The government has thrown its weight behind electric and driverless vehicles by announcing a £400m fund to establish a network of charging points across the UK.
An additional £100m will go to a Plug-In-Car grant, which reduces the price consumers pay for brand new electric and hybrid vehicles, and £40m to charging point research and development.
Mr Hammond failed to announce expected regulatory changes necessary for wider testing of driverless cars on UK roads, opting to enthusiastically back more easily-attainable electric car infrastructure.
“There is perhaps no technology as symbolic of the revolution gathering pace around us as driverless vehicles. I know Jeremy Clarkson doesn’t like them but there are many other good reasons to pursue this,” he joked.
“So, today we step up our support for it. Sorry Jeremy, but definitely not the first time you’ve been snubbed by Hammond and May.
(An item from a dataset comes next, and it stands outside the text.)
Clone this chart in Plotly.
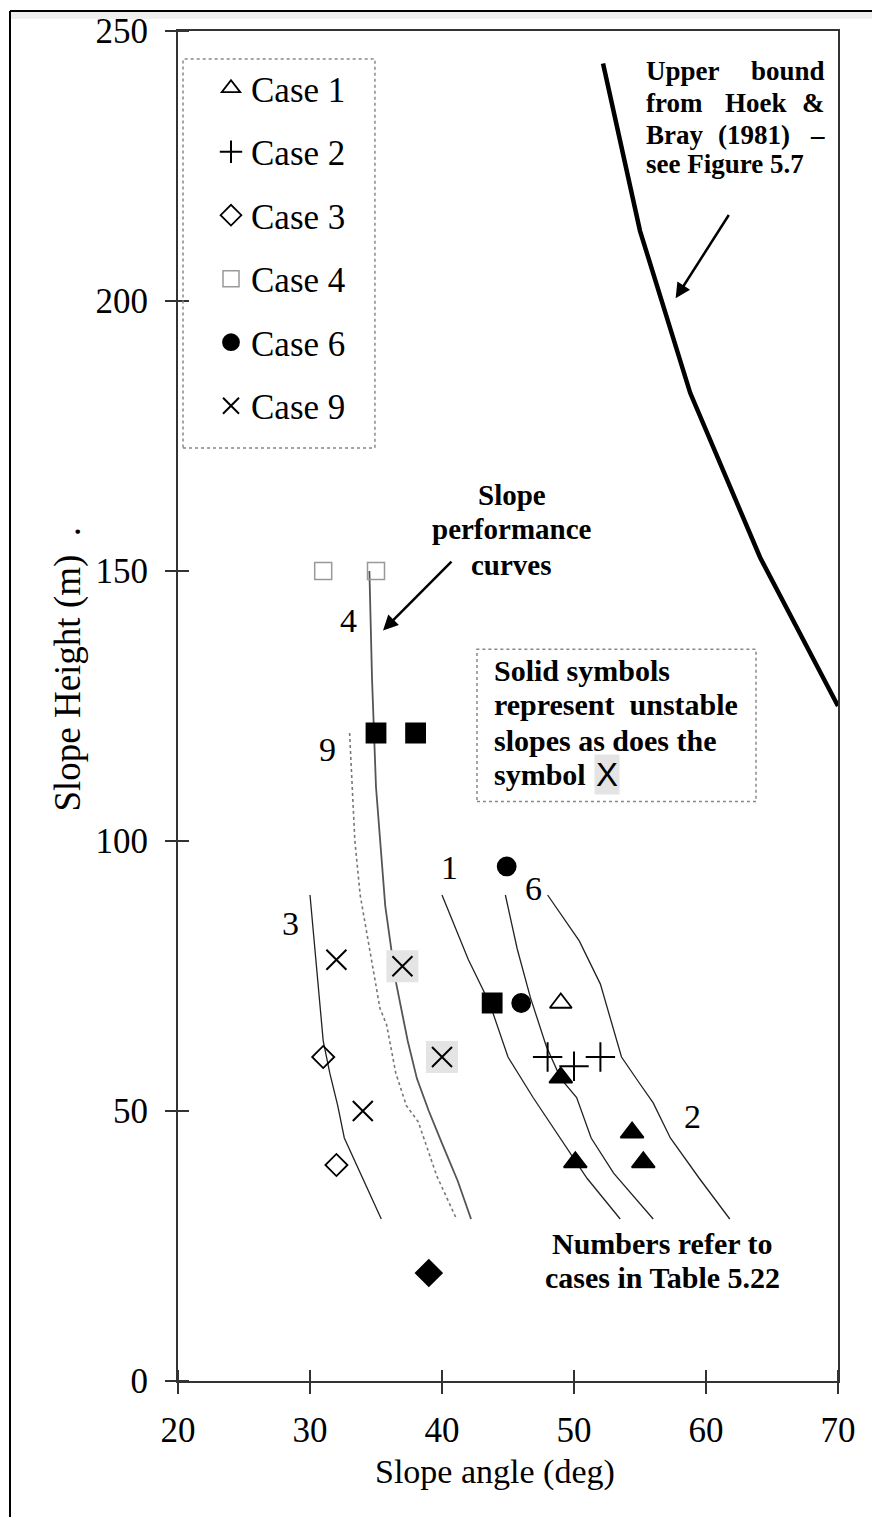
import plotly.graph_objects as go

# ---------------- data ----------------
x_ticks = [20, 30, 40, 50, 60, 70]
y_ticks = [0, 50, 100, 150, 200, 250]

# slope performance curves (case number -> angle / height)
curve4_x = [34.5, 34.7, 35.0, 35.3, 35.7, 36.5, 37.4, 38.1, 39.0, 40.0, 41.2, 42.2]
curve4_y = [150, 130, 110, 100, 88, 74, 63, 56, 50, 44, 37, 30]
curve9_x = [33.0, 33.2, 33.4, 33.8, 34.5, 35.3, 35.8, 36.5, 37.3, 38.2, 39.6, 41.1]
curve9_y = [120, 110, 100, 90, 80, 69, 66, 57, 51, 48, 38, 30]
curve3_x = [30.0, 30.5, 31.0, 31.5, 32.1, 32.6, 34.0, 35.4]
curve3_y = [90, 77, 63, 57, 51, 45, 37.5, 30]
curve1_x = [40.0, 42.0, 43.6, 44.3, 45.0, 46.9, 49.4, 51.0, 53.5]
curve1_y = [90, 78, 70, 65, 60, 52.5, 43.5, 37.5, 30]
curve6_x = [44.8, 45.7, 46.7, 47.9, 49.0, 50.2, 51.3, 53.0, 56.0]
curve6_y = [90, 80, 71, 62, 56, 52.5, 45, 38.5, 30]
curve2_x = [48.0, 50.4, 52.0, 53.0, 53.6, 55.0, 56.0, 57.3, 59.5, 61.8]
curve2_y = [90, 81.5, 73.5, 65, 60, 55, 51.5, 45, 37.5, 30]

# upper bound from Hoek & Bray (1981)
bound_x = [52.2, 55.0, 58.8, 64.1, 70.0]
bound_y = [244, 213, 183, 152.5, 125]

# case points (stable = open symbols)
case1_x = [49.0];             case1_y = [70]
case2_x = [48.0, 50.0, 52.0]; case2_y = [60, 58.3, 60]
case3_x = [31.0, 32.0];       case3_y = [60, 40]
case4_x = [31.0, 35.0];       case4_y = [150, 150]
case6_x = [44.9, 46.0];       case6_y = [95.3, 70]
case9_x = [32.0, 34.0];       case9_y = [78, 50]

# unstable (solid) points
unst_tri_x = [49.0, 50.1, 54.4, 55.25]; unst_tri_y = [56.2, 40.5, 46.0, 40.5]
unst_sq_x = [35.0, 38.0, 43.8];         unst_sq_y = [120, 120, 70]
unst_dia_x = [39.0];                    unst_dia_y = [20]
unst_x_x = [37.0, 40.0];                unst_x_y = [76.8, 60]

# curve labels
lab_text = ["4", "9", "3", "1", "6", "2"]
lab_x = [32.9, 31.3, 28.5, 40.6, 46.9, 59.0]
lab_y = [140.9, 116.9, 84.7, 95.1, 91.2, 48.9]

SERIF = "Liberation Serif"
fig = go.Figure()

def curve(x, y, color="#222", dash="solid", width=1.3):
    fig.add_trace(go.Scatter(x=x, y=y, mode="lines", showlegend=False,
                             line=dict(color=color, dash=dash, width=width),
                             hoverinfo="skip"))

curve(curve4_x, curve4_y, color="#555", width=1.8)
curve(curve9_x, curve9_y, color="#777", dash="dot", width=1.6)
curve(curve3_x, curve3_y)
curve(curve1_x, curve1_y)
curve(curve6_x, curve6_y)
curve(curve2_x, curve2_y)
curve(bound_x, bound_y, color="black", width=4.5)

# grey background squares behind unstable X symbols
fig.add_trace(go.Scatter(x=unst_x_x, y=unst_x_y, mode="markers", showlegend=False,
                         marker=dict(symbol="square", size=32, color="#e4e4e4"),
                         hoverinfo="skip"))

def pts(x, y, name, symbol, size, color="black", lw=1.8, legend=True, group=None):
    fig.add_trace(go.Scatter(x=x, y=y, mode="markers", name=name, showlegend=legend,
                             legendgroup=group,
                             marker=dict(symbol=symbol, size=size, color=color,
                                         line=dict(color=color, width=lw))))

pts(case1_x, case1_y, "Case 1", "triangle-up-open", 19, group="g1")
pts(case2_x, case2_y, "Case 2", "cross-thin-open", 21, lw=2, group="g2")
pts(case3_x, case3_y, "Case 3", "diamond-open", 17, group="g3")
pts(case4_x, case4_y, "Case 4", "square-open", 17, color="#999", lw=1.5, group="g4")
pts(case6_x, case6_y, "Case 6", "circle", 18, group="g6")
pts(case9_x, case9_y, "Case 9", "x-thin-open", 20, lw=2, group="g9")

pts(unst_tri_x, unst_tri_y, "", "triangle-up", 20, legend=False)
pts(unst_sq_x, unst_sq_y, "", "square", 19, legend=False)
pts(unst_dia_x, unst_dia_y, "", "diamond", 20, legend=False)
pts(unst_x_x, unst_x_y, "", "x-thin-open", 20, lw=2, legend=False)

ann = []
for t, x, y in zip(lab_text, lab_x, lab_y):
    ann.append(dict(x=x, y=y, text=t, showarrow=False,
                    font=dict(family=SERIF, size=34, color="black")))

def bold(x, y, text, xanchor="center", size=29):
    ann.append(dict(x=x, y=y, text="<b>%s</b>" % text, showarrow=False, xanchor=xanchor,
                    font=dict(family=SERIF, size=size, color="black")))

# slope performance curves text
bold(45.3, 164.0, "Slope")
bold(45.3, 157.7, "performance")
bold(45.3, 151.2, "curves")

# upper bound text (justified)
L, R = 55.3, 69.17
bold(L, 242.6, "Upper", "left", 27);  bold(R, 242.6, "bound", "right", 27)
bold(L, 236.7, "from", "left", 27);   bold(63.8, 236.7, "Hoek", size=27)
bold(R, 236.7, "&", "right", 27)
bold(L, 230.8, "Bray", "left", 27);   bold(63.6, 230.8, "(1981)", size=27)
bold(R, 230.8, "–", "right", 27)
bold(L, 225.3, "see Figure 5.7", "left", 27)

# solid symbols box text
SL = 43.75
bold(SL, 131.6, "Solid symbols", "left", 30)
bold(SL, 125.2, "represent&nbsp; unstable", "left", 30)
bold(SL, 118.7, "slopes as does the", "left", 30)
bold(SL, 112.3, "symbol", "left", 30)
ann.append(dict(x=52.5, y=112.3, text="X", showarrow=False, bgcolor="#e4e4e4",
                font=dict(family="Liberation Sans", size=33, color="black")))

bold(56.7, 25.5, "Numbers refer to", size=30)
bold(56.7, 19.2, "cases in Table 5.22", size=30)

# arrows
ann.append(dict(x=35.53, y=139.0, ax=40.83, ay=152.0, axref="x", ayref="y", text="",
                showarrow=True, arrowhead=2, arrowsize=1.2, arrowwidth=2.5, arrowcolor="black"))
ann.append(dict(x=57.7, y=200.5, ax=61.8, ay=216.2, axref="x", ayref="y", text="",
                showarrow=True, arrowhead=2, arrowsize=1.2, arrowwidth=2.5, arrowcolor="black"))

# axis titles
ann.append(dict(x=(495 - 178) / 660, xref="paper", y=(1381 - 1472) / 1353, yref="paper",
                yanchor="middle", text="Slope angle (deg)", showarrow=False,
                font=dict(family=SERIF, size=34, color="black")))
ann.append(dict(x=(68 - 178) / 660, xref="paper", xanchor="center",
                y=(1381 - 668) / 1353, yref="paper", yanchor="middle",
                text="Slope Height (m) &nbsp;.", textangle=-90, showarrow=False,
                font=dict(family=SERIF, size=37, color="black")))

shapes = []
# crossing ticks: inner halves
for v in x_ticks:
    shapes.append(dict(type="line", xref="x", yref="y", x0=v, x1=v, ysizemode="pixel",
                       yanchor=0, y0=0, y1=11, line=dict(color="#333", width=2)))
for v in y_ticks:
    shapes.append(dict(type="line", xref="x", yref="y", y0=v, y1=v, xsizemode="pixel",
                       xanchor=20, x0=0, x1=11, line=dict(color="#333", width=2)))
# dotted boxes
shapes.append(dict(type="rect", xref="x", yref="y", x0=20.38, x1=34.92, y0=172.8, y1=244.8,
                   line=dict(color="#888", width=1.5, dash="dot")))
shapes.append(dict(type="rect", xref="x", yref="y", x0=42.65, x1=63.79, y0=107.3, y1=135.5,
                   line=dict(color="#888", width=1.5, dash="dot")))
# outer frame
fx0 = (10 - 178) / 660
fy1 = (1381 - 8) / 1353
shapes.append(dict(type="rect", xref="paper", yref="paper", x0=fx0, x1=1.06,
                   y0=(1381 - 16) / 1353, y1=fy1, fillcolor="#eeeeee", line=dict(width=0),
                   layer="below"))
shapes.append(dict(type="line", xref="paper", yref="paper", x0=fx0, x1=1.06, y0=fy1, y1=fy1,
                   line=dict(color="black", width=2)))
shapes.append(dict(type="line", xref="paper", yref="paper", x0=fx0, x1=fx0, y0=fy1, y1=-0.11,
                   line=dict(color="black", width=2)))

axis_common = dict(showgrid=False, zeroline=False, showline=True, linecolor="#333",
                   linewidth=2, mirror=True, ticks="outside", ticklen=11, tickwidth=2,
                   tickcolor="#333", tickfont=dict(family=SERIF, size=35, color="black"))

fig.update_layout(
    width=872, height=1517,
    margin=dict(l=178, r=34, t=28, b=136),
    paper_bgcolor="white", plot_bgcolor="white",
    xaxis=dict(range=[20, 70], tickvals=x_ticks, ticklabelstandoff=6, **axis_common),
    yaxis=dict(range=[0, 250], tickvals=y_ticks, ticklabelstandoff=10, **axis_common),
    legend=dict(x=(211 - 178) / 660, y=(1381 - 56) / 1353, xanchor="left", yanchor="top",
                bgcolor="rgba(0,0,0,0)", borderwidth=0, tracegroupgap=15,
                font=dict(family=SERIF, size=35, color="black"), itemwidth=30),
    annotations=ann, shapes=shapes, showlegend=True,
)

fig.write_html("out.html")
“Our future vehicles will be driverless, but they’ll be electric first, and that’s a change that needs to come as soon as possible.”
While experts hail the many benefits driverless cars could bring, obstacles must be overcome before they can become commonplace on our roads. Much of the UK lacks the infrastructure required for self-driving cars to navigate, while public unease and fear over the potential impact on the jobs of human drivers remain.
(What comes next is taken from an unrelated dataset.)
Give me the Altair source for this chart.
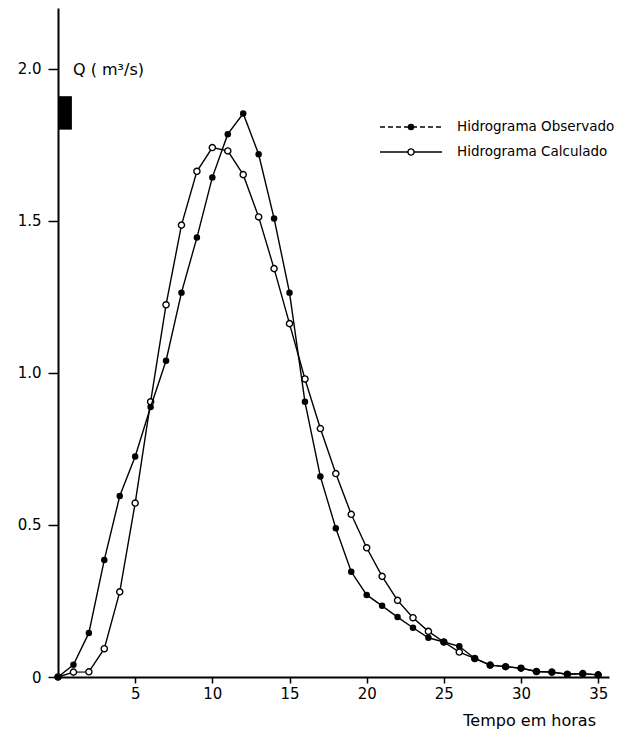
import altair as alt
import pandas as pd

# --- data ---
hours = list(range(0, 36))
observed = [0.0, 0.04, 0.145, 0.385, 0.595, 0.725, 0.888, 1.04, 1.264, 1.445,
            1.643, 1.785, 1.853, 1.719, 1.508, 1.264, 0.905, 0.659, 0.489, 0.346,
            0.270, 0.234, 0.197, 0.162, 0.129, 0.115, 0.101, 0.061, 0.039, 0.034,
            0.029, 0.018, 0.016, 0.009, 0.011, 0.007]
calculated = [0.0, 0.016, 0.017, 0.093, 0.28, 0.572, 0.905, 1.224, 1.486, 1.663,
              1.741, 1.730, 1.652, 1.513, 1.343, 1.162, 0.980, 0.817, 0.669, 0.535,
              0.425, 0.331, 0.252, 0.195, 0.150, 0.115, 0.082, 0.061, 0.039, 0.034,
              0.029, 0.018, 0.016, 0.009, 0.011, 0.007]
series_names = ["Hidrograma Observado", "Hidrograma Calculado"]
y_ticks = [0, 0.5, 1.0, 1.5, 2.0]
x_ticks = [5, 10, 15, 20, 25, 30, 35]
bar_t = [0.0, 0.9]
bar_q = [1.80, 1.91]

FONT = "DejaVu Sans"

df_obs = pd.DataFrame({"t": hours, "q": observed})
df_calc = pd.DataFrame({"t": hours, "q": calculated})
df_bar = pd.DataFrame({"t0": [bar_t[0]], "t1": [bar_t[1]], "q0": [bar_q[0]], "q1": [bar_q[1]]})
one = pd.DataFrame({"a": [0]})

xs = alt.Scale(domain=[0, 35.7], nice=False, zero=False)
ys = alt.Scale(domain=[0, 2.2], nice=False)

xax = alt.Axis(values=x_ticks, title=None, tickSize=6, labelPadding=3, grid=False)
yax = alt.Axis(values=y_ticks, title=None, tickSize=10, labelPadding=7, grid=False,
               labelExpr="datum.value == 0 ? '0' : format(datum.value, '.1f')")

bar = alt.Chart(df_bar).mark_rect(color="black").encode(
    x=alt.X("t0:Q", scale=xs, axis=xax), x2="t1:Q",
    y=alt.Y("q0:Q", scale=ys, axis=yax), y2="q1:Q")

calc_line = alt.Chart(df_calc).mark_line(color="black", strokeWidth=1.4).encode(
    x=alt.X("t:Q", scale=xs, axis=xax), y=alt.Y("q:Q", scale=ys, axis=yax))
calc_pts = alt.Chart(df_calc).mark_point(filled=True, fill="white", stroke="black",
                                          strokeWidth=1.4, size=38, opacity=1).encode(
    x=alt.X("t:Q", scale=xs), y=alt.Y("q:Q", scale=ys))
obs_line = alt.Chart(df_obs).mark_line(color="black", strokeWidth=1.4).encode(
    x=alt.X("t:Q", scale=xs), y=alt.Y("q:Q", scale=ys))
obs_pts = alt.Chart(df_obs).mark_point(filled=True, color="black", size=42, opacity=1).encode(
    x=alt.X("t:Q", scale=xs), y=alt.Y("q:Q", scale=ys))

# legend (drawn by hand, like the original)
leg_obs_line = alt.Chart(one).mark_rule(color="black", strokeWidth=1.4, strokeDash=[5, 3]).encode(
    x=alt.value(322), x2=alt.value(384), y=alt.value(119))
leg_obs_pt = alt.Chart(one).mark_point(filled=True, color="black", size=42, opacity=1).encode(
    x=alt.value(353), y=alt.value(119))
leg_calc_line = alt.Chart(one).mark_rule(color="black", strokeWidth=1.4).encode(
    x=alt.value(322), x2=alt.value(384), y=alt.value(144))
leg_calc_pt = alt.Chart(one).mark_point(filled=True, fill="white", stroke="black",
                                         strokeWidth=1.4, size=38, opacity=1).encode(
    x=alt.value(353), y=alt.value(144))
leg_obs_txt = alt.Chart(one).mark_text(text=series_names[0], align="left", baseline="middle",
                                       font=FONT, fontSize=13.5, color="black").encode(
    x=alt.value(399), y=alt.value(119))
leg_calc_txt = alt.Chart(one).mark_text(text=series_names[1], align="left", baseline="middle",
                                        font=FONT, fontSize=13.5, color="black").encode(
    x=alt.value(399), y=alt.value(144))

q_title = alt.Chart(one).mark_text(text="Q ( m³/s)", align="left", baseline="middle",
                                   font=FONT, fontSize=16, color="black").encode(
    x=alt.value(15), y=alt.value(62))
t_title = alt.Chart(one).mark_text(text="Tempo em horas", align="right", baseline="middle",
                                   font=FONT, fontSize=16, color="black").encode(
    x=alt.value(538), y=alt.value(713))

chart = alt.layer(
    bar, calc_line, calc_pts, obs_line, obs_pts,
    leg_obs_line, leg_obs_pt, leg_calc_line, leg_calc_pt, leg_obs_txt, leg_calc_txt,
    q_title, t_title
).properties(
    width=551, height=669,
    autosize=alt.AutoSizeParams(type="none"),
    padding={"left": 50, "top": 0, "right": 20, "bottom": 53},
    background="white"
).configure_view(stroke=None).configure_axis(
    domainColor="black", domainWidth=2, tickColor="black", tickWidth=1.5,
    labelColor="black", labelFont=FONT, labelFontSize=15
)

chart.save("out.html", embed_options={"renderer": "svg", "actions": False})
The law will also be clarified to ensure employees who charge their electric vehicles at work will avoid a benefit-in-kind charge from next year, the Chancellor added.
Officials estimate that the driverless car sector will be worth £28bn to the economy by 2035 and could support 27,000 jobs, which Mr Hammond claimed could help the UK “lead the next industrial revolution” in an interview last week.
New diesel vehicles which fail to meet the latest real-world emissions standards will incur a rise in vehicle excise duty from April 2018, but a widely-expected fuel duty hike did not materialise.
Non-conforming diesel cars will by pushed up by a tax band, while company car tax will increase from 3 per cent to 4 per cent.
“Drivers buying a new car will be able to avoid this charge as soon as manufacturers bring forward the next-generation cleaner diesels that we all want to see,” he added. The hike will not affect van or lorry drivers.
The levy will be pumped into a new £220m Clean Air Fund to clamp down on pollution and improve air quality.
The government recently ruled that insurance laws must be adapted to cover injuries to all parties in accidents involving automated vehicles. The new framework would give victims “quick and easy access to compensation,” Transport Secretary Chris Grayling said.
A BRIEF HISTORY OF DRIVERLESS CARSGoogle’s Waymo project made history earlier this month by testing its driverless cars on public roads with no one behind the wheel, but the history of autonomous vehicles stretches back centuries.
Leonardo da Vinci wrote detailed plans for a robotic cart capable of powering itself in the 1400s, and Norman Bel Geddes exhibited an early automated car at the 1938 World’s Fair exposition.
John McCarthy, a computing expert credited as one of the forefounders of artificial intelligence, wrote an essay entitled ‘Computer Controlled Cars’ in 1969, decades before Knight Rider’s David Hasselhoff cruised the streets of LA in talking AI-powered car KITT during the ’80s.
Advances in AI and tracking technology enabled a new wave of self-driving vehicles in the mid 2000s, spearheaded by Google but also encompassing ride-hailing app Uber’s plans for a driverless fleet of cars and Tesla’s incorporation of full self-driving hardware into all of its vehicles produced from October 2016 onwards.